Repeat the material verbatim and drop the pictures.

— START COLLECTED DATA —

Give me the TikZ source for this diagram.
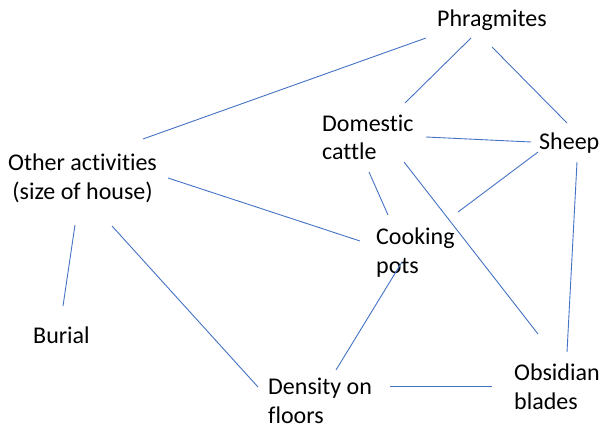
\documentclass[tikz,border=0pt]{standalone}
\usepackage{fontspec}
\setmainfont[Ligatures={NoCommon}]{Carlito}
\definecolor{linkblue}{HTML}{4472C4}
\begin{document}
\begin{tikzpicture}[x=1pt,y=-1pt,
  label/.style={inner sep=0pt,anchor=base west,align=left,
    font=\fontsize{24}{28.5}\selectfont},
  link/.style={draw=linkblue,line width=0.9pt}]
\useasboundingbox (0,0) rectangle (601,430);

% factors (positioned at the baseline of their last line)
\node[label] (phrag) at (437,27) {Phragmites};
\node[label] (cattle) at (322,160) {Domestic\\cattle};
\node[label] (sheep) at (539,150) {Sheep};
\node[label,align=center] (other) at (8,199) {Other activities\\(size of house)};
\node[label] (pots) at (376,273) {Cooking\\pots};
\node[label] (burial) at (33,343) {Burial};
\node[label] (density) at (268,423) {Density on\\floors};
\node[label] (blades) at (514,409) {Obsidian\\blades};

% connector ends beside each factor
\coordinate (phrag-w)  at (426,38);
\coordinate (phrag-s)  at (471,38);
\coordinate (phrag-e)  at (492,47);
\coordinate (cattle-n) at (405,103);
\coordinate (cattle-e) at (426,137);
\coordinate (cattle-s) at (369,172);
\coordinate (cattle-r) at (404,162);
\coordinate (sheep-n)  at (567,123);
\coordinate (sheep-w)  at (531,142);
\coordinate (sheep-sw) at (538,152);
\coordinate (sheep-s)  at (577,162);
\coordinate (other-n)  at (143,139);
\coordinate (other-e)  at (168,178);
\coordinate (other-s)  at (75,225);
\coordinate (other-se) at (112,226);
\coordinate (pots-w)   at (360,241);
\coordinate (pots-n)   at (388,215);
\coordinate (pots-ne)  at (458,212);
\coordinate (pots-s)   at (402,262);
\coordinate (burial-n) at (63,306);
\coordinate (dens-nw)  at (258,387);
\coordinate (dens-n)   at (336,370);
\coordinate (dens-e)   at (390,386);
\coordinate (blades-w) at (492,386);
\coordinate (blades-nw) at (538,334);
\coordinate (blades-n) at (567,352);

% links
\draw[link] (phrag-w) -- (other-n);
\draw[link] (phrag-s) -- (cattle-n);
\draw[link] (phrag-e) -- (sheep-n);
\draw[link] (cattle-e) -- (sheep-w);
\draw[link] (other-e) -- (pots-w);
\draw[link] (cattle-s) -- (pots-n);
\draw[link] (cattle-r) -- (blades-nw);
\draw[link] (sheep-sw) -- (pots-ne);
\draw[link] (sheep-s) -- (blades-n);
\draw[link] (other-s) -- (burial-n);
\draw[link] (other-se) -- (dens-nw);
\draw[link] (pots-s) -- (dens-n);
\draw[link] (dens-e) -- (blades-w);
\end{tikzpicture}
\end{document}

— END COLLECTED DATA —

■ **TASK SOLUTION**:
Give me the TikZ source for this diagram.
\documentclass[tikz,border=0pt]{standalone}
\usepackage{fontspec}
\setmainfont[Ligatures={NoCommon}]{Carlito}
\definecolor{linkblue}{HTML}{4472C4}
\begin{document}
\begin{tikzpicture}[x=1pt,y=-1pt,
  label/.style={inner sep=0pt,anchor=base west,align=left,
    font=\fontsize{24}{28.5}\selectfont},
  link/.style={draw=linkblue,line width=0.9pt}]
\useasboundingbox (0,0) rectangle (601,430);

% factors (positioned at the baseline of their last line)
\node[label] (phrag) at (437,27) {Phragmites};
\node[label] (cattle) at (322,160) {Domestic\\cattle};
\node[label] (sheep) at (539,150) {Sheep};
\node[label,align=center] (other) at (8,199) {Other activities\\(size of house)};
\node[label] (pots) at (376,273) {Cooking\\pots};
\node[label] (burial) at (33,343) {Burial};
\node[label] (density) at (268,423) {Density on\\floors};
\node[label] (blades) at (514,409) {Obsidian\\blades};

% connector ends beside each factor
\coordinate (phrag-w)  at (426,38);
\coordinate (phrag-s)  at (471,38);
\coordinate (phrag-e)  at (492,47);
\coordinate (cattle-n) at (405,103);
\coordinate (cattle-e) at (426,137);
\coordinate (cattle-s) at (369,172);
\coordinate (cattle-r) at (404,162);
\coordinate (sheep-n)  at (567,123);
\coordinate (sheep-w)  at (531,142);
\coordinate (sheep-sw) at (538,152);
\coordinate (sheep-s)  at (577,162);
\coordinate (other-n)  at (143,139);
\coordinate (other-e)  at (168,178);
\coordinate (other-s)  at (75,225);
\coordinate (other-se) at (112,226);
\coordinate (pots-w)   at (360,241);
\coordinate (pots-n)   at (388,215);
\coordinate (pots-ne)  at (458,212);
\coordinate (pots-s)   at (402,262);
\coordinate (burial-n) at (63,306);
\coordinate (dens-nw)  at (258,387);
\coordinate (dens-n)   at (336,370);
\coordinate (dens-e)   at (390,386);
\coordinate (blades-w) at (492,386);
\coordinate (blades-nw) at (538,334);
\coordinate (blades-n) at (567,352);

% links
\draw[link] (phrag-w) -- (other-n);
\draw[link] (phrag-s) -- (cattle-n);
\draw[link] (phrag-e) -- (sheep-n);
\draw[link] (cattle-e) -- (sheep-w);
\draw[link] (other-e) -- (pots-w);
\draw[link] (cattle-s) -- (pots-n);
\draw[link] (cattle-r) -- (blades-nw);
\draw[link] (sheep-sw) -- (pots-ne);
\draw[link] (sheep-s) -- (blades-n);
\draw[link] (other-s) -- (burial-n);
\draw[link] (other-se) -- (dens-nw);
\draw[link] (pots-s) -- (dens-n);
\draw[link] (dens-e) -- (blades-w);
\end{tikzpicture}
\end{document}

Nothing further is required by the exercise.